Review the penalty exposure.
Correct current year compliance.
Choose the payment or resolution path that fits the taxpayer’s financial reality.
Respond to IRS notices before the account escalates.
That approach gives the taxpayer more control than waiting for the IRS to force the next step.
Final Thought
Failure-to-file and failure-to-pay penalties are not the same.
The failure-to-file penalty punishes the missing return. The failure-to-pay penalty follows the unpaid balance. A taxpayer who cannot pay may still reduce damage by filing the return and addressing payment separately.
Filing season may be over, but IRS processing, matching, billing and enforcement sequencing continue after submission. Many IRS problems grow not because a taxpayer filed a return showing a balance, but because the taxpayer failed to act after filing.
After filing season ends, many taxpayers miss critical planning windows that affect next year’s outcome. If you want to stay ahead of the process, speak with Steve Perry, EA now. Call 678-717-9818, email [email protected], or connect on LinkedIn at www.linkedin.com/in/steveperrybtm.
FAQ
What is the difference between failure-to-file and failure-to-pay penalties?

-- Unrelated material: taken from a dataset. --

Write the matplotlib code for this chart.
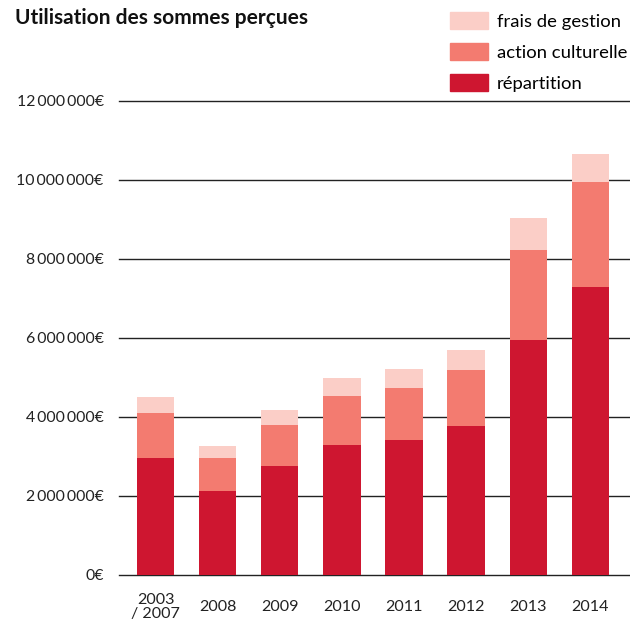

The failure-to-file penalty applies when a required return is not filed on time. The failure-to-pay penalty applies when tax is not paid on time. A taxpayer can have either penalty or both.
Is it better to file even if I cannot pay?
Yes. Filing helps establish compliance and can prevent the failure-to-file penalty from continuing to grow. The unpaid balance can then be addressed separately.
Can the IRS charge both penalties?
Yes. Both penalties may apply when a taxpayer files late and pays late. The IRS coordinates the calculation, but the taxpayer may still face both penalty issues.
Can penalties be removed?
Some penalties may qualify for relief if the taxpayer can show reasonable cause or other qualifying circumstances. Penalty relief is based on facts, documentation and timing.
What should I do after filing a return with a balance due?
Review the balance, penalty exposure, current year withholding, estimated tax obligations and IRS resolution options. Waiting for the IRS to act first can reduce control over the account.